Bush Use Of Term 'The
Evil One' Raises Eyebrows
By Alan Elsner
National Correspondent

WASHINGTON (Reuters) - U.S. President George W. Bush's frequent description of Osama bin Laden as "the evil one" is raising eyebrows in theological as well as political circles.
Bush first used the phrase in a news conference on Oct. 11, one month after the suicide hijacking attacks on New York and Washington that killed around 5,000 people.
Referring to a video by Saudi-born militant bin Laden praising the attacks, Bush said: "On our TV screens the other day, we saw the evil one threatening, calling for more destruction and death in America."
Since then, Bush has repeated the phrase many times. But in historical and cultural terms, who is "the evil one?"
In Christian theology, he is The Devil.
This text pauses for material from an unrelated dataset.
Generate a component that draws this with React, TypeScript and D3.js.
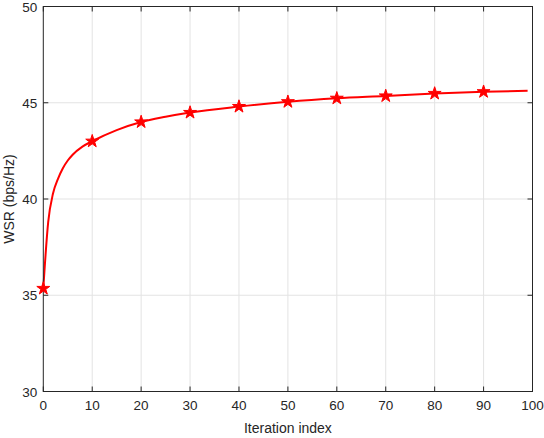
import React, { useEffect, useRef } from "react";
import * as d3 from "d3";

// values
const iterations = [0, 1, 2, 3, 4, 5, 6, 8, 10, 15, 20, 25, 30, 40, 50, 60, 70, 80, 90, 99];
const wsr = [35.35, 38.8, 40.3, 41.05, 41.6, 42.0, 42.3, 42.72, 43.0, 43.58, 44.0, 44.27, 44.49, 44.8, 45.05, 45.23, 45.35, 45.48, 45.57, 45.62];
const markerIters = [0, 10, 20, 30, 40, 50, 60, 70, 80, 90];
const xTicks = [0, 10, 20, 30, 40, 50, 60, 70, 80, 90, 100];
const yTicks = [30, 35, 40, 45, 50];

const W = 544;
const H = 438;
const margin = { left: 43.3, right: 11.5, top: 6.5, bottom: 46.5 };
const axisColor = "#262626";
const font = "'Liberation Sans', Arial, sans-serif";

export default function App() {
  const ref = useRef<SVGSVGElement | null>(null);

  useEffect(() => {
    const svg = d3.select(ref.current);
    svg.selectAll("*").remove();

    const x = d3.scaleLinear().domain([0, 100]).range([margin.left, W - margin.right]);
    const y = d3.scaleLinear().domain([30, 50]).range([H - margin.bottom, margin.top]);

    svg.append("rect").attr("width", W).attr("height", H).attr("fill", "#fff");

    // grid
    const grid = svg.append("g").attr("stroke", "#e3e3e3").attr("stroke-width", 1);
    xTicks.slice(1, -1).forEach(t => {
      grid.append("line").attr("x1", x(t)).attr("x2", x(t)).attr("y1", y(30)).attr("y2", y(50));
    });
    yTicks.slice(1, -1).forEach(t => {
      grid.append("line").attr("x1", x(0)).attr("x2", x(100)).attr("y1", y(t)).attr("y2", y(t));
    });

    // data line
    const pts: [number, number][] = iterations.map((d, i) => [d, wsr[i]]);
    const line = d3.line<[number, number]>()
      .x(d => x(d[0]))
      .y(d => y(d[1]))
      .curve(d3.curveMonotoneX);
    svg.append("path")
      .attr("d", line(pts))
      .attr("fill", "none")
      .attr("stroke", "#ff0000")
      .attr("stroke-width", 2);

    // box and ticks
    const box = svg.append("g").attr("stroke", axisColor).attr("stroke-width", 1).attr("fill", "none");
    box.append("rect")
      .attr("x", x(0)).attr("y", y(50))
      .attr("width", x(100) - x(0)).attr("height", y(30) - y(50));
    const tl = 5;
    xTicks.forEach(t => {
      box.append("line").attr("x1", x(t)).attr("x2", x(t)).attr("y1", y(30)).attr("y2", y(30) - tl);
      box.append("line").attr("x1", x(t)).attr("x2", x(t)).attr("y1", y(50)).attr("y2", y(50) + tl);
    });
    yTicks.forEach(t => {
      box.append("line").attr("x1", x(0)).attr("x2", x(0) + tl).attr("y1", y(t)).attr("y2", y(t));
      box.append("line").attr("x1", x(100)).attr("x2", x(100) - tl).attr("y1", y(t)).attr("y2", y(t));
    });

    // markers
    const star = d3.symbol().type(d3.symbolStar).size(52);
    markerIters.forEach(it => {
      const v = wsr[iterations.indexOf(it)];
      svg.append("path")
        .attr("d", star())
        .attr("transform", `translate(${x(it)},${y(v)})`)
        .attr("fill", "#ff0000")
        .attr("stroke", "#ff0000")
        .attr("stroke-width", 1);
    });

    // tick labels
    const labels = svg.append("g").attr("font-family", font).attr("font-size", 13.5).attr("fill", axisColor);
    xTicks.forEach(t => {
      labels.append("text").attr("x", x(t)).attr("y", y(30) + 18).attr("text-anchor", "middle").text(t);
    });
    yTicks.forEach(t => {
      labels.append("text").attr("x", x(0) - 6).attr("y", y(t) + 5).attr("text-anchor", "end").text(t);
    });

    svg.append("text")
      .attr("x", (x(0) + x(100)) / 2).attr("y", H - 5)
      .attr("text-anchor", "middle")
      .attr("font-family", font).attr("font-size", 14).attr("fill", axisColor)
      .text("Iteration index");

    svg.append("text")
      .attr("transform", `translate(14,${(y(30) + y(50)) / 2}) rotate(-90)`)
      .attr("text-anchor", "middle")
      .attr("font-family", font).attr("font-size", 14).attr("fill", axisColor)
      .text("WSR (bps/Hz)");
  }, []);

  return (
    <svg
      ref={ref}
      width={W}
      height={H}
      style={{ position: "absolute", left: 0, top: 0, display: "block" }}
    />
  );
}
That's the way many Americans, especially conservative and evangelical Christians, immediately understood the reference. Bush was literally "demonizing" his enemy.
"As I understood the statement, he was using a theological term. In Christianity, the term is used to refer to Satan. Bush, as a conservative Christian, appeared to be asserting that Satan was behind the Sept. 11 attacks," said Lynn Mitchell, who teaches Christianity and Christian ethics at the University of Houston.
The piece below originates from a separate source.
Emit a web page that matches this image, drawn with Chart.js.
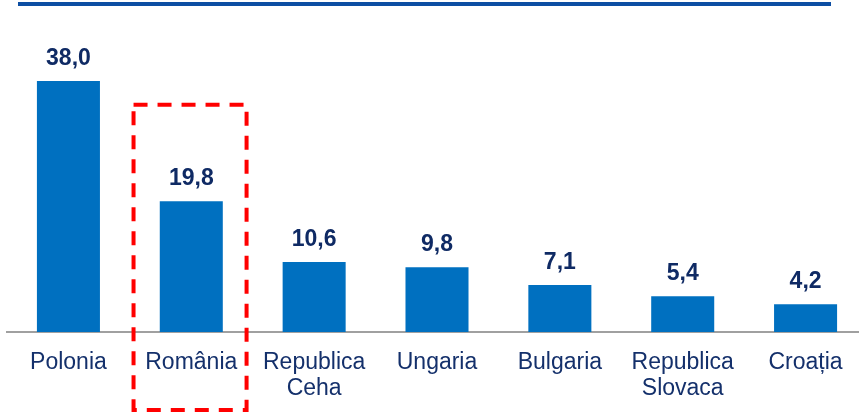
<!DOCTYPE html>
<html>
<head>
<meta charset="utf-8">
<script src="https://cdn.jsdelivr.net/npm/chart.js@4.4.0/dist/chart.umd.min.js"></script>
<style>
  html, body { margin: 0; padding: 0; background: #fff; overflow: hidden; }
  #wrap { width: 868px; height: 414px; }
</style>
</head>
<body>
<div id="wrap"><canvas id="myChart" width="868" height="414"></canvas></div>
<script>
var tari = [['Polonia'], ['România'], ['Republica', 'Ceha'], ['Ungaria'], ['Bulgaria'], ['Republica', 'Slovaca'], ['Croația']];
var valori = [38.0, 19.8, 10.6, 9.8, 7.1, 5.4, 4.2];
var evidentiat = 1; // România

var navy = '#14306b';

var etichete = {
    id: 'etichete',
    afterDatasetsDraw: function (chart) {
        var ctx = chart.ctx;
        var meta = chart.getDatasetMeta(0);
        ctx.save();
        ctx.font = 'bold 23px Arial, "Liberation Sans", sans-serif';
        ctx.fillStyle = '#0f2a64';
        ctx.textAlign = 'center';
        ctx.textBaseline = 'alphabetic';
        meta.data.forEach(function (bar, i) {
            ctx.fillText(valori[i].toFixed(1).replace('.', ','), bar.x, bar.y - 16);
        });
        ctx.restore();
    },
    afterDraw: function (chart) {
        var ctx = chart.ctx;
        var x = chart.scales.x, y = chart.scales.y;
        ctx.save();
        // linia albastra de sus
        ctx.fillStyle = '#0d4ea3';
        ctx.fillRect(18, 2, 813, 4);
        // chenarul rosu punctat
        var cw = x.width / tari.length;
        var cx = x.getPixelForValue(evidentiat);
        ctx.strokeStyle = '#ff0000';
        ctx.lineWidth = 4;
        ctx.setLineDash([14, 10]);
        ctx.strokeRect(cx - 0.47 * cw, y.getPixelForValue(34.4), 0.92 * cw, 410 - y.getPixelForValue(34.4));
        ctx.restore();
    }
};

var myChart = new Chart(document.getElementById('myChart').getContext('2d'), {
    type: 'bar',
    data: {
        labels: tari,
        datasets: [{
            data: valori,
            backgroundColor: '#0070c0',
            barPercentage: 0.513,
            categoryPercentage: 1
        }]
    },
    options: {
        responsive: false,
        animation: false,
        layout: { padding: { left: 7, right: 1, top: 15 } },
        plugins: {
            legend: { display: false },
            tooltip: { enabled: false }
        },
        scales: {
            x: {
                grid: { display: false, drawTicks: false },
                border: { display: true, color: '#a0a0a0', width: 2 },
                ticks: {
                    color: navy,
                    font: { family: 'Arial, "Liberation Sans", sans-serif', size: 23, lineHeight: 1.15 },
                    padding: 17,
                    maxRotation: 0,
                    autoSkip: false
                },
                afterFit: function (scale) { scale.height = 82; }
            },
            y: {
                display: false,
                beginAtZero: true,
                min: 0,
                max: 48
            }
        }
    },
    plugins: [etichete]
});
</script>
</body>
</html>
"Bush views the world in Christian terms. He didn't leave Christianity at the door when he entered the White House," Mitchell said.
In his presidential campaign last year, Bush often asserted his Christian belief and at one point said that the thinker who had influenced him the most was Jesus.
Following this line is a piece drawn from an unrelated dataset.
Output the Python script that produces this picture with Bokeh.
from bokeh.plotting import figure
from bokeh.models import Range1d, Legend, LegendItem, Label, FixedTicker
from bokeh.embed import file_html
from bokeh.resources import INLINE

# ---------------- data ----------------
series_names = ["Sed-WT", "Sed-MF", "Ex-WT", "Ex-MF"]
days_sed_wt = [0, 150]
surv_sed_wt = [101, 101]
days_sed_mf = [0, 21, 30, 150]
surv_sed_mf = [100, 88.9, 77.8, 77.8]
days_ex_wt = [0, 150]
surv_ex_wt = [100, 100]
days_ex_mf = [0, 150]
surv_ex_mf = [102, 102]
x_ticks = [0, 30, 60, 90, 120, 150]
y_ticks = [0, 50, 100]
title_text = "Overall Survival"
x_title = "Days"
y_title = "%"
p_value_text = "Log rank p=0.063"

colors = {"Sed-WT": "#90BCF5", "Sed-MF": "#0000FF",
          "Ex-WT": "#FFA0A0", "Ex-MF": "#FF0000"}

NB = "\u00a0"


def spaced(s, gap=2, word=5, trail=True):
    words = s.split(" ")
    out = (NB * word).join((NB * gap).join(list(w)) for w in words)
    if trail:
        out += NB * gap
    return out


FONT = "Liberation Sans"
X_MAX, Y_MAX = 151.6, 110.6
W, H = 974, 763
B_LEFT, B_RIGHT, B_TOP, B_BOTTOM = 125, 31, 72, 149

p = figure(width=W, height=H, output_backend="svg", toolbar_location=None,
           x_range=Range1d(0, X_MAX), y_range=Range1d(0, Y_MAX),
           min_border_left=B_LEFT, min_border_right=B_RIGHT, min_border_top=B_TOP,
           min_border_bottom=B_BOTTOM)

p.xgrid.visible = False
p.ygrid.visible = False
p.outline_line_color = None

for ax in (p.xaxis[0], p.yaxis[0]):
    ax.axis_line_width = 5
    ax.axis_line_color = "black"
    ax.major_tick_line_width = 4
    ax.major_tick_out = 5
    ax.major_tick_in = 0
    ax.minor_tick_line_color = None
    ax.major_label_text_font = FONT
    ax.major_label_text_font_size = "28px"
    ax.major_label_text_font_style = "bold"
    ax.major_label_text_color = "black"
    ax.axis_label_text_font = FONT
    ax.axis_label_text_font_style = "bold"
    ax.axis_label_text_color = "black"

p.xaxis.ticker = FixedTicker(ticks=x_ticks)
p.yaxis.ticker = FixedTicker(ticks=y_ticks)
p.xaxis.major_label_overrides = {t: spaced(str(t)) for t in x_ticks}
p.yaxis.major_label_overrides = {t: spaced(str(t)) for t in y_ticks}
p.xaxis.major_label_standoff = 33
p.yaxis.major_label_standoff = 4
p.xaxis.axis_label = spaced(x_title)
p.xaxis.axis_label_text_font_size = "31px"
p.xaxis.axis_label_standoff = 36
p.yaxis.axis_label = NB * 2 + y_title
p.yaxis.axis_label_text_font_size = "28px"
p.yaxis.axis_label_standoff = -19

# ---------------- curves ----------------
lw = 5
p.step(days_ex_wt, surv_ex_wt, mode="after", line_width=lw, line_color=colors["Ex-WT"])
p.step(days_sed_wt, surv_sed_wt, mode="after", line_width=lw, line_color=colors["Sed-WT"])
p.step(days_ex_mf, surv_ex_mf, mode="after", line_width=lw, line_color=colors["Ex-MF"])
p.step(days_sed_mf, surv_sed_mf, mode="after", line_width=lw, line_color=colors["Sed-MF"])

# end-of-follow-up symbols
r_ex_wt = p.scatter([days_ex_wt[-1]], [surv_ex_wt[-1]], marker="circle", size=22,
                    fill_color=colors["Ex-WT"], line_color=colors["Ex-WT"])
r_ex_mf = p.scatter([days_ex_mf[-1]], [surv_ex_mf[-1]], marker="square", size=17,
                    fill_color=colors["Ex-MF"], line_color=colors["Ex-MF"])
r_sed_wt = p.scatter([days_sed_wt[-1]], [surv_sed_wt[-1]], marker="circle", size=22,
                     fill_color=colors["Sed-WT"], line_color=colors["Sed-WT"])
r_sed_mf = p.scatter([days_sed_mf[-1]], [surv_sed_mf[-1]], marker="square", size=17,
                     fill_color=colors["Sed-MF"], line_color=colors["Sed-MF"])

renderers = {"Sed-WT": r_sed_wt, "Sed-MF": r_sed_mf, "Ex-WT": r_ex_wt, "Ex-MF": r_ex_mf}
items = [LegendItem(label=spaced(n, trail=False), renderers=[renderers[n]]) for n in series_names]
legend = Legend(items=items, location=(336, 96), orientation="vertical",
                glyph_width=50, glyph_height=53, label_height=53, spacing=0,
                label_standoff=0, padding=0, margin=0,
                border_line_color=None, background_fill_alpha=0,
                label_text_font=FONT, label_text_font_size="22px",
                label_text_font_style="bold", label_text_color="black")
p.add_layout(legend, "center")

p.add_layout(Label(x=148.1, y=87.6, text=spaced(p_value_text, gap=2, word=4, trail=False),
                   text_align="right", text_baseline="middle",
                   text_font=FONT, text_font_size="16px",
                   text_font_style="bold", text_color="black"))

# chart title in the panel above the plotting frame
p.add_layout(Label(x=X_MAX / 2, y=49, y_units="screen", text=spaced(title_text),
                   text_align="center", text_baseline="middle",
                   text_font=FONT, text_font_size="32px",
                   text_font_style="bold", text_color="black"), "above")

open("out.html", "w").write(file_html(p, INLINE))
In some modern translations of the Lord's Prayer (Matthew, chapter 6), possibly the most familiar prayer in the Christian liturgy which millions know by heart, one line is rendered, "Deliver us from the Evil One."
Daniel Dreisbach, a professor of religion at the American University in Washington said an interpretation of Bush's words depended on whether the term "evil one" took capital letters.
If Bush intended to speak of bin Laden as "the Evil One", then he was referring to Satan. If he merely intended "the evil one", he probably just meant that he was evil. Unfortunately, Bush has not submitted a written text clarifying the point.
"To me, his use of the phrase evoked (former) President Reagan's description of the Soviet Union as 'the evil empire'," Dreisbach said.
By using the phrase, Bush was not only assuming the mantle of Reagan, who is revered by many Americans, but also suggesting that, like the Cold War, the battle against terrorism was likely to last for a generation or more.
"In general, Sept. 11 has forced intellectuals to confront and debate this concept of evil in the world. Since the attacks, it's been almost impossible to escape that discussion and Bush may be trying to nudge it along," Dreisbach said.
In more secular American circles, the term "the evil one" seems less potent. In the popular Austin Powers movies, the jokey arch-villain was called Dr. Evil. At, one of many Internet sites devoted to the character, one can download sound bites and video clips and buy "evil merchandise."
There is another, more prosaic explanation of Bush's use of the term -- that he was simply fed up of mentioning bin Laden by name and possibly adding to his stature and repute. Bin Laden is widely admired in sections of the Islamic world.
Former Reagan speechwriter Peggy Noonan caught both interpretations in a TV interview immediately after the Oct. 11 news conference.
"As you know, it is the phrase that is used by many orthodox Christians and conservative Christians and born again Christians and all the houses of Christianity. The evil one is the little phrase that is used for the devil," she said.
"So I was struck by it, too. That seems to be his almost gentle-sounding and yet quite deadly label for this person whose name he's apparently tired of saying. So why not just sum up who the heck he is and let it go?" she said.
The theological roots of Satan, the Devil, the Evil One, Lucifer, Beelzebub and all his other personifications is obscure. In the Old Testament, Satan is the Hebrew word meaning "adversary" and does not necessarily imply supernatural powers.
But in Matthew 4, Jesus is "sent by the Spirit into the wasteland to be tested by the Evil One."
The western picture of the Devil was considerably expanded by Dante Alighieri (1265-1321) in his Divine Comedy. But perhaps the most abiding image of "the Evil One" was created by John Milton (1608-1674) in his Paradise Lost, where the Evil One becomes a fallen angel, cast out of heaven for daring to challenge God.
In Paradise Lost, Book Two, Milton describes him:
"Incensd with indignation Satan stood Unterrify'd, and like a comet burn'd... In th' arctic sky, and from his horrid hair Shakes pestilence and war."